How Victronix Implements Temperature Compensation
The compensation loop in a VA Segment LCD Module typically follows a closed-loop or open-loop architecture. Victronix employs a hybrid approach that combines hardware sensors with firmware lookup tables.
| Compensation Stage | Component | Function |
|---|---|---|
| Sensing | NTC thermistor (on FPC or PCB) | Measures real-time temperature near the LC cell |
| Processing | On-board microcontroller or host MCU | Reads ADC values and maps to correction coefficients |
| Output | Regulated charge pump / Vop adjust pin | Modulates LCD driving voltage in 0.1V steps |
| Tuning | Firmware polynomial curve | Matches the specific LC mixture’s V-T curve |
The correction follows a negative-temperature-coefficient logic: for every 5°C drop below 0°C, the driving voltage increases by approximately 0.15V–0.25V, depending on the LC fluid grade. Victronix pre-characterizes every production batch of VA Segment LCD Module to generate unique compensation profiles, reducing unit-to-unit variation by over 40% compared to generic solutions.
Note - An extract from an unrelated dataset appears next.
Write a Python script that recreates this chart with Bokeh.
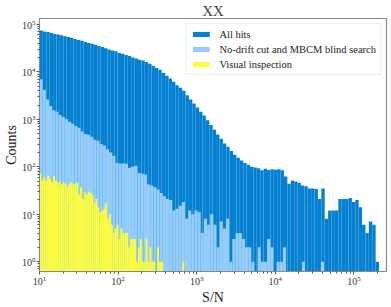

Why Outdoor Applications Demand Stricter Compensation
Outdoor equipment—such as gas pumps, EV chargers, marine instruments, and agricultural terminals—faces not only wide temperature ranges (-30°C to +80°C) but also rapid thermal shocks. A VA Segment LCD Module in a black enclosure under direct sunlight can experience a 30°C rise within 10 minutes.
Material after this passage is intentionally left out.